News / Ottawa

New Ottawa Hospital site has groundwater contamination issue: documents

Documents show compromise location may come with challenge for clean-up.

The Sir John Carling Building was demolished in 2014, but it appears it may have left behind a contamination issue.

The Canadian Press

The Sir John Carling Building was demolished in 2014, but it appears it may have left behind a contamination issue.

The compromise site for the new Ottawa Hospital may have problems of its own, with possible environmental contamination that could require an extensive fix.

The government is in the process of transferring the site of the former Sir John Carling Building, on the edge of the experimental farm, for the new Ottawa Hospital.

The previous Conservative government had offered the hospital a different site on the farm, right across from the existing civic campus, but when the Liberal government came to power it had the National Capital Commission review other options.

Last month, the NCC recommended a site at Tunney’s Pasture, but the Ottawa Hospital rejected that site and after some negotiations all sides came to agreement on the Sir John Carling Site.

Metro obtained an access to information request on the documentation sent from Agriculture and Agri-Food Canada to the National Capital Commission for the site selection process.

In 2014, the 11-storey Sir John Carling building was demolished through an implosion and the two basement levels were filled in with the rubble.

“The site subgrade foundation cavity was backfilled with pulversized cement from the tower and annex buildings and following that there was a detection of phenol slurry identified in the ground water drainage system,” reads an email from the department to the NCC about the Sir John Carling Site.

The phenol chemical is believed to be a result of the explosives used in the implosion.

Public Works and Procurement, the government department who now manage the site, are monitoring the ground water. It is also subject to an order from Environment Canada to ensure the ground water doesn’t leave the site.
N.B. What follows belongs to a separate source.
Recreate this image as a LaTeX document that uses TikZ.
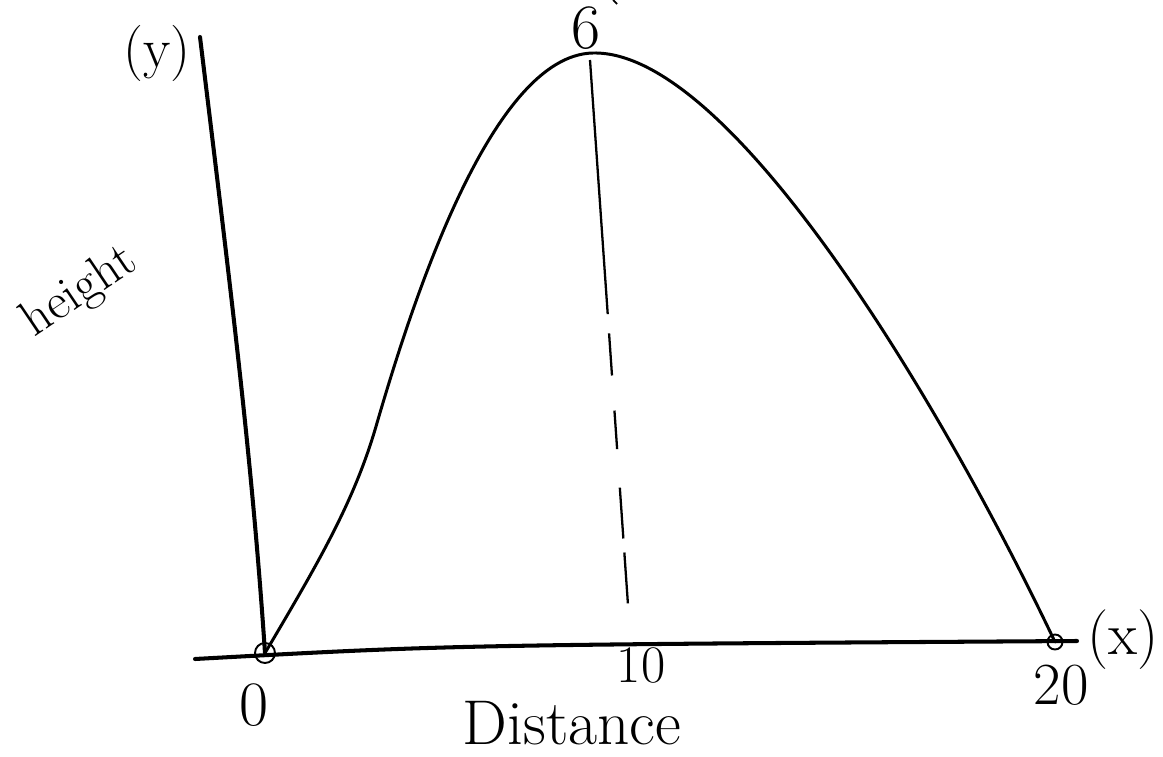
\documentclass[tikz,border=0pt]{standalone}
\usepackage{tikz}
\usetikzlibrary{calc}
\begin{document}
\begin{tikzpicture}[x=0.02cm,y=-0.02cm,
  axis/.style={line width=2.3pt,line cap=round},
  trail/.style={line width=1.7pt,line cap=round,line join=round},
  guide/.style={line width=1.3pt,dash pattern=on 145pt off 11pt on 24pt off 20pt on 22pt off 22pt on 29pt off 8pt on 29pt},
  ring/.style={circle,draw,line width=1.1pt,inner sep=0pt,minimum size=0.4cm},
  hand/.style={inner sep=0pt,font=\fontsize{#1}{#1}\selectfont},
  hand/.default=32]
  \useasboundingbox (0,0) rectangle (1163,757);
  % axes
  \coordinate (ytop) at (200,37);
  \coordinate (xl) at (195,659);
  \coordinate (xr) at (1077,641);
  \node[ring] (O) at (265,653) {};
  \node[ring,minimum size=0.3cm] (E) at (1055,642) {};
  \draw[axis] (ytop) .. controls (232,300) and (252,460) .. (O.center);
  \draw[axis] (xl) .. controls (450,645) .. (xr);
  % the path
  \coordinate (K) at (377,423);
  \coordinate (P) at (593,53);
  \draw[trail] (O.center) .. controls (320,560) and (355,500) .. (K)
    .. controls (410,310) and (490,55) .. (P)
    .. controls (730,50) and (940,400) .. (E.center);
  % line under the top
  \coordinate (top) at (590,60);
  \coordinate (foot) at (628,605);
  \draw[guide] (top) -- (foot);
  % labels
  \node[hand=32] (ylab) at (157,53) {(y)};
  \node[hand=36] (six) at (586,28) {6};
  \draw[line width=1pt] (613,0) -- (617,4);
  \node[hand=29,rotate=34] (hgt) at (80,292) {height};
  \node[hand=36] (zero) at (254,705) {0};
  \node[hand=30] (ten) at (641,665) {10};
  \node[hand=34] (twenty) at (1061,685) {20};
  \node[hand=34] (xlab) at (1123,640) {(x)};
  \node[hand=36] (dist) at (572,723) {Distance};
\end{tikzpicture}
\end{document}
The email, written in July, says a removal of all of the pulverized cement that was put into the site and covered with topsoil may be necessary.  

“There still remains the possibility that the backfill material utilized to fill in the cavity left after the [Sir John Carling Building] tower deconstruction will need to be excavated and the site re-backfilled with clean material.”
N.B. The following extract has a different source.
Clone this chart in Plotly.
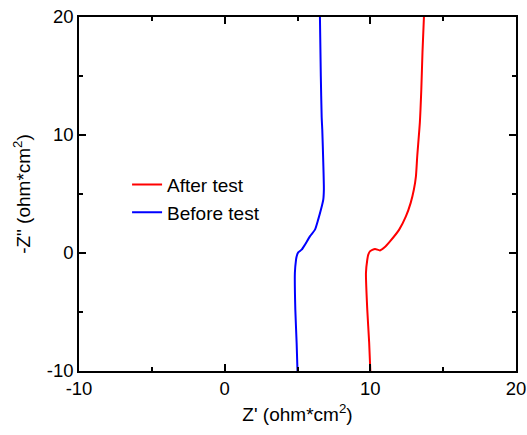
import plotly.graph_objects as go

# After test (red)
after_x = [10.0, 9.92, 9.79, 9.70, 9.79, 9.86, 9.97, 10.32, 10.66, 11.0, 11.35, 11.98,
           12.44, 12.77, 12.99, 13.13, 13.22, 13.40, 13.50, 13.58, 13.68]
after_y = [-10, -7.6, -4.8, -1.7, -0.57, -0.14, 0.14, 0.34, 0.22, 0.5, 0.98, 1.98,
           3.1, 4.25, 5.38, 6.5, 8.2, 11.07, 13.87, 17.0, 20.0]

# Before test (blue)
before_x = [5.0, 4.94, 4.85, 4.82, 4.90, 4.94, 5.05, 5.28, 5.51, 5.85, 6.20, 6.42,
            6.61, 6.77, 6.81, 6.77, 6.70, 6.66, 6.60, 6.54]
before_y = [-10, -7.6, -4.8, -1.7, -0.57, -0.29, 0.05, 0.28, 0.7, 1.41, 1.98, 2.83,
            3.68, 4.53, 5.38, 7.65, 10.48, 11.5, 15.0, 20.0]

x_ticks = [-10, 0, 10, 20]
y_ticks = [-10, 0, 10, 20]

FONT = "Liberation Sans, Arial, sans-serif"

fig = go.Figure()
fig.add_trace(go.Scatter(x=after_x, y=after_y, mode="lines", name="After test",
                         line=dict(color="#FF0000", width=2, shape="spline", smoothing=0.6)))
fig.add_trace(go.Scatter(x=before_x, y=before_y, mode="lines", name="Before test",
                         line=dict(color="#0000FF", width=2, shape="spline", smoothing=0.6)))

axis_common = dict(
    showline=True, linecolor="black", linewidth=1.5, mirror="ticks",
    ticks="inside", ticklen=7, tickwidth=1.5, tickcolor="black",
    showgrid=False, zeroline=False, automargin=False,
    tickfont=dict(family=FONT, size=18.5, color="black"),
    minor=dict(ticks="inside", ticklen=4, tickwidth=1.5, tickcolor="black", dtick=5),
)

fig.update_xaxes(range=[-10, 20], tickvals=x_ticks, ticktext=[str(v) for v in x_ticks],
                 title=dict(text="Z' (ohm*cm<sup>2</sup>)", font=dict(family=FONT, size=19, color="black"),
                            standoff=10),
                 **axis_common)
fig.update_yaxes(range=[-10, 20], tickvals=y_ticks, ticktext=[str(v) for v in y_ticks],
                 title=dict(text='-Z" (ohm*cm<sup>2</sup>)', font=dict(family=FONT, size=19, color="black"),
                            standoff=11),
                 **axis_common)

fig.update_layout(
    width=527, height=435,
    margin=dict(l=79, r=11, t=17, b=64),
    paper_bgcolor="white", plot_bgcolor="white",
    font=dict(family=FONT, color="black"),
    legend=dict(x=0.11, y=0.58, xanchor="left", yanchor="top",
                bgcolor="rgba(0,0,0,0)", font=dict(family=FONT, size=19, color="black"),
                tracegroupgap=0),
    showlegend=True,
)

fig.write_html("out.html", config={"displayModeBar": False},
               post_script="document.body.style.margin='0';")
Metro attempted to get an update on the situation from Public Works, but, over two days of requests, the department was not able to answer whether the contamination remained a problem or if there was a plan to deal with it.

Conservative MP Pierre Poilievre said this proves the decision to abandon the original proposed site is a mistake.

“It confirms that there are increased risks with this site, with the Sir John Carling site that are not present at the originally selected location,” he said.

He said the provincial government should be transparent in showing the costs of building a hospital on this site to see what the new location ultimately ends up costing.

"That money will have to come out of patient care or some other envelope, because there is no free money."